Tags: datetime, networking.
By lucb1e on 2012-04-16 08:47:21 +0100

IPv6 is probably one of the biggest changes we have ever tried to undertake. It affects billions of people, and hundreds of thousands of engineers need to learn how to work with it. It'll succeed of course with the hot breath of a lingering shortage of addresses in our neck, but it's a really big operation.

IPv6 is better in many ways, not just number of addresses though. But it would have taken forever, perhaps literally, to switch without the address shortage. I feel it's the same for our calendar system.

To switch time systems, everything has to change. To sum up every system that has to change in order for you to continue reading this blog:
- You;
- Your browser (Firefox, Chrome, ...);
- Windows;
- The DNS server;
- The NIC (network card);
- Your router;
- Your modem;
- Your ISP's routers, switches and other equipment;
- Equipment in the peering exchange;
- Internet backbone's equipment;

And the entire way back up from the internet backbone to me.

That's a lot of things. Not that everything has to change that much, mostly just the interface and some protocols need to get updated. Also as we say here, many hands make light work. Mozilla made your browser, Microsoft your OS, Cisco your router, protocols are often maintained at the IETF, etc. Everyone just has to do their share.

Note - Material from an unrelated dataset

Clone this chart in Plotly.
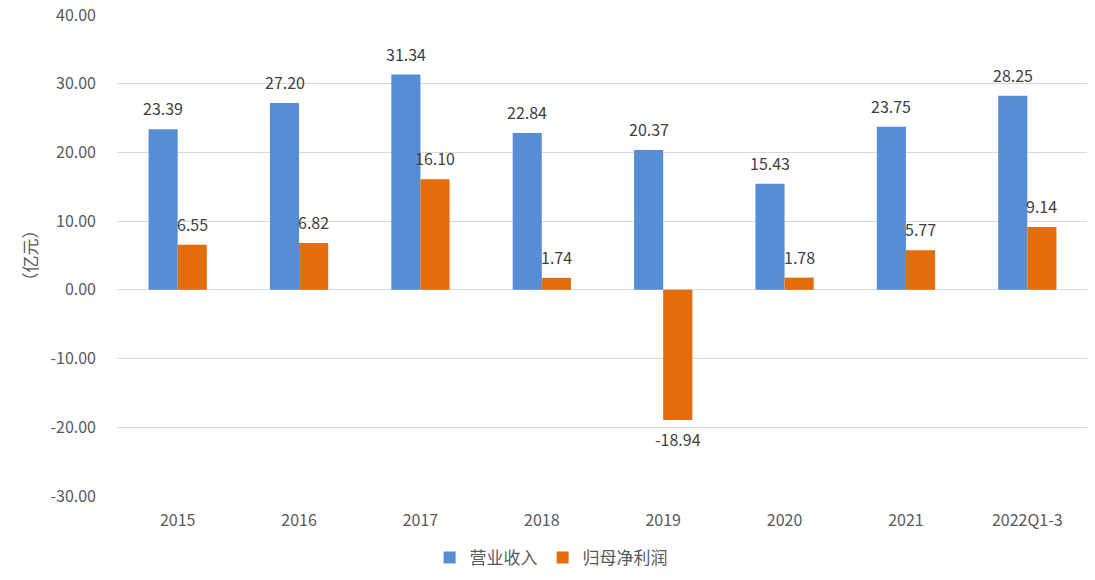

One of the hardest things about this is that time systems can be mind-blowing at times. But being unable to work with time this is nothing new, I bet that two-third of the educated world's population can't even tell me what time it is in GMT+3 right now, even without considering daylight saving time. This is pretty stupid to me, but most people simply never work with this kind of stuff.

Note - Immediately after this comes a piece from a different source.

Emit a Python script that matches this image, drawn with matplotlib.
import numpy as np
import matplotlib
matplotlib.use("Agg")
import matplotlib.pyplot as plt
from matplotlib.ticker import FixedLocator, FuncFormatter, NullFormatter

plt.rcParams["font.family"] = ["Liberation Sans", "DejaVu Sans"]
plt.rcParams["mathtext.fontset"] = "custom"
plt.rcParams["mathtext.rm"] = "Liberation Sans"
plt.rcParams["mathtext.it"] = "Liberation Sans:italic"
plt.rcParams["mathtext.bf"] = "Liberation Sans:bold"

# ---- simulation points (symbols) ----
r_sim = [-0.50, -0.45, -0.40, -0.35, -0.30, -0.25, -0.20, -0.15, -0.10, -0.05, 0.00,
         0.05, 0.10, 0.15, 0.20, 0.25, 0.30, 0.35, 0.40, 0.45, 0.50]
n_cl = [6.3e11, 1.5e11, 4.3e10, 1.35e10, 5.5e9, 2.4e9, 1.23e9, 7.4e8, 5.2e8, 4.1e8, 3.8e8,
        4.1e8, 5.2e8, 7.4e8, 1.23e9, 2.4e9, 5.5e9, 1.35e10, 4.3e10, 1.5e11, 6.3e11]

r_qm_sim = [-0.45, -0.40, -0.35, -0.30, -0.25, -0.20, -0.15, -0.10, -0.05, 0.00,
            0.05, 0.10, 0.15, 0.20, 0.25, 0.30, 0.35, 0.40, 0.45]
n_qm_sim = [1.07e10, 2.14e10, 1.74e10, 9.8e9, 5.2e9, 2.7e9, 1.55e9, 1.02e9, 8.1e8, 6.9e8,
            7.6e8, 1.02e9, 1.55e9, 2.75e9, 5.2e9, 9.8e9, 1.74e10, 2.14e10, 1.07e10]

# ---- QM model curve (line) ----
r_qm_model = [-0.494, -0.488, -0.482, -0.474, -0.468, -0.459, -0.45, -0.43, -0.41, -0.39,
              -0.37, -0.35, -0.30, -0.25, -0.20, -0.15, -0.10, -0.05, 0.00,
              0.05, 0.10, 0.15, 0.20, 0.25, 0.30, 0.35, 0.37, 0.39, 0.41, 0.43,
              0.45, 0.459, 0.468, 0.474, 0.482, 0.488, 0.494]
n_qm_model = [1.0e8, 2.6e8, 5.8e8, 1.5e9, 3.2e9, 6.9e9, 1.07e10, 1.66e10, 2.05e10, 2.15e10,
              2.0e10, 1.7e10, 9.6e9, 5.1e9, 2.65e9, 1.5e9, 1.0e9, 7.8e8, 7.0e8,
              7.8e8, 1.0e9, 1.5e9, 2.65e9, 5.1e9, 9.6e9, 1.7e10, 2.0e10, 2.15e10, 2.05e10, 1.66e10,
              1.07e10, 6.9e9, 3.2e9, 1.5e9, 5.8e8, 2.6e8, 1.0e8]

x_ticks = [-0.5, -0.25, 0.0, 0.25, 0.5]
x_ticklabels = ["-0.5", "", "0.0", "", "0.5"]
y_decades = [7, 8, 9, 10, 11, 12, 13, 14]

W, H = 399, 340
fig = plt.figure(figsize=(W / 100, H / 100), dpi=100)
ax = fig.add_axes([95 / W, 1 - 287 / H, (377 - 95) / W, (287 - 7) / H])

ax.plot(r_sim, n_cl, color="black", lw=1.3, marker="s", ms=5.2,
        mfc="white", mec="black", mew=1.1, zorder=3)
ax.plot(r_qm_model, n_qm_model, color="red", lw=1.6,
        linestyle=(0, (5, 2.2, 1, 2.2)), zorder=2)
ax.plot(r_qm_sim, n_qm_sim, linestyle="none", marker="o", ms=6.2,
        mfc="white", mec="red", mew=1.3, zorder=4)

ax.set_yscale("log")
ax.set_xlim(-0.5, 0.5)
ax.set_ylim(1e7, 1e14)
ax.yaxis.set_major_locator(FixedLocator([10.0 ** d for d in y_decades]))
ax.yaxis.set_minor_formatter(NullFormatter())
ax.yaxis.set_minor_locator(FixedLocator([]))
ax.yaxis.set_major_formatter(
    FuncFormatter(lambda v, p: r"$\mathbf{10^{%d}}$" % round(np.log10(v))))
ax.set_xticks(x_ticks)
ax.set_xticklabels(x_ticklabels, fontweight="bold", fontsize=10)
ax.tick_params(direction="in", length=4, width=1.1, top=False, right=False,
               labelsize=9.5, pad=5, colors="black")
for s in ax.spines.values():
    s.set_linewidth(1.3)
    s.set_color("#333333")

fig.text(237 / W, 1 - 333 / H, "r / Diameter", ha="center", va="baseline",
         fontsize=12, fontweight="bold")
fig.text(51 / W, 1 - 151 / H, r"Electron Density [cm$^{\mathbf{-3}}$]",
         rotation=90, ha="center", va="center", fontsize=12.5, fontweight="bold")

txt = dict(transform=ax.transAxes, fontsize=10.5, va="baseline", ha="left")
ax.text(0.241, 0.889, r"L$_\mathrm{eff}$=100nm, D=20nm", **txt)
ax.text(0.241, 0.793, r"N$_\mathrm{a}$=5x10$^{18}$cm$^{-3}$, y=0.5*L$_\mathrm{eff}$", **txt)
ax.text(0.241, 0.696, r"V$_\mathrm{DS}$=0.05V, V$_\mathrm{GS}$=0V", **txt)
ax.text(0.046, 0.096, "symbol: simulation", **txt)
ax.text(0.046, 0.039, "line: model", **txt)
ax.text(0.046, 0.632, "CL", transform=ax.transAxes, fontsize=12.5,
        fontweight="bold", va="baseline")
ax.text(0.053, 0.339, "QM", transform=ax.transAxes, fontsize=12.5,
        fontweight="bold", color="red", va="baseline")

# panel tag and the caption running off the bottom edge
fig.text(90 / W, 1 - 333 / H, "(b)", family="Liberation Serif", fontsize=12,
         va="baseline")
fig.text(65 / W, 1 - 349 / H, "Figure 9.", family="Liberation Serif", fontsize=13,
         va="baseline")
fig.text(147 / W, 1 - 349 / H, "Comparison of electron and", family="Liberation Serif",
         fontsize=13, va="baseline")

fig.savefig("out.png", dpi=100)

So this may seem a frightening lot of work for it to ever succeed.

But let me tell you what has to change in order to completely drop IPv4 support globally, which we are going to in a matter of years:
- Your browser (Firefox, Chrome, ...);
- Windows;
- The DNS server;
- The NIC (network card);
- Your router;
- Your modem;
- Your ISP's routers, switches and other equipment;
- Equipment in the peering exchange;
- Internet backbone's equipment;

And the same things the entire way back up to me.

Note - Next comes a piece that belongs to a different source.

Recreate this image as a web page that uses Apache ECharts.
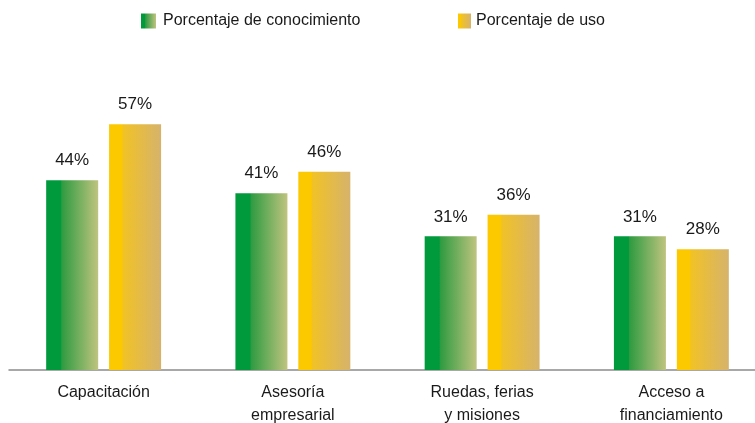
<!DOCTYPE html>
<html lang="es">
<head>
    <meta charset="UTF-8">
    <title>Conocimiento y uso</title>
    <script src="https://cdn.jsdelivr.net/npm/echarts@6.0.0/dist/echarts.min.js"></script>
    <style>
        html, body { margin: 0; padding: 0; background: #fff; }
        #main { width: 755px; height: 423px; }
    </style>
</head>
<body>
    <div id="main"></div>
    <script type="text/javascript">
        // datos
        const categorias = ['Capacitación', 'Asesoría\nempresarial', 'Ruedas, ferias\ny misiones', 'Acceso a\nfinanciamiento'];
        const conocimiento = [44, 41, 31, 31];
        const uso = [57, 46, 36, 28];
        const nombres = ['Porcentaje de conocimiento', 'Porcentaje de uso'];

        const fuente = '"Liberation Sans", Arial, sans-serif';

        const verde = new echarts.graphic.LinearGradient(0, 0, 1, 0, [
            { offset: 0, color: '#009a3d' },
            { offset: 0.28, color: '#009a3d' },
            { offset: 0.3, color: '#2f9b41' },
            { offset: 1, color: '#bfc47f' }
        ]);
        const amarillo = new echarts.graphic.LinearGradient(0, 0, 1, 0, [
            { offset: 0, color: '#fcc800' },
            { offset: 0.25, color: '#fcc800' },
            { offset: 0.27, color: '#f1c226' },
            { offset: 1, color: '#d6b36b' }
        ]);

        var grafico = echarts.init(document.getElementById('main'));
        var etiqueta = {
            show: true,
            position: 'top',
            distance: 11,
            color: '#1a1a1a',
            fontSize: 17,
            fontFamily: fuente,
            formatter: p => p.value + '%'
        };
        var option = {
            animation: false,
            legend: [
                {
                    data: [nombres[0]], left: 141, top: 13, padding: 0,
                    itemWidth: 15, itemHeight: 15, icon: 'rect',
                    textStyle: { fontSize: 16, fontFamily: fuente, color: '#1a1a1a', padding: [0, 0, 0, 2] }
                },
                {
                    data: [nombres[1]], left: 458, top: 13, padding: 0,
                    itemWidth: 13, itemHeight: 15, icon: 'rect',
                    textStyle: { fontSize: 16, fontFamily: fuente, color: '#1a1a1a', padding: [0, 0, 0, 0] }
                }
            ],
            grid: { left: 9, right: -11, top: 25, bottom: 53, outerBoundsMode: 'none', containLabel: false },
            xAxis: {
                type: 'category',
                data: categorias,
                axisLine: { lineStyle: { color: '#8c8c8c', width: 1.5 } },
                axisTick: { show: false },
                axisLabel: {
                    margin: 11,
                    color: '#1a1a1a',
                    fontSize: 16,
                    lineHeight: 23,
                    fontFamily: fuente,
                    interval: 0
                }
            },
            yAxis: { type: 'value', min: 0, max: 80, show: false, splitLine: { show: false } },
            series: [
                {
                    name: nombres[0], type: 'bar', data: conocimiento,
                    barWidth: 52, barGap: '21%',
                    itemStyle: { color: verde },
                    label: etiqueta
                },
                {
                    name: nombres[1], type: 'bar', data: uso,
                    barWidth: 52,
                    itemStyle: { color: amarillo },
                    label: etiqueta
                }
            ]
        };
        grafico.setOption(option);
    </script>
</body>
</html>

You see, the only problem is you. You are the only thing I left out in the IPv6 change list.

So it is certainly possible, we just need to see the importance of it. I said before that time systems are kind of mind-blowing at times, but this change is supposed to get rid of that. Changing time systems makes working with dates and times simpler. It doesn't take more than 30 minutes to understand it, and I think at most a week or two to get used to it. You'll never want to go back.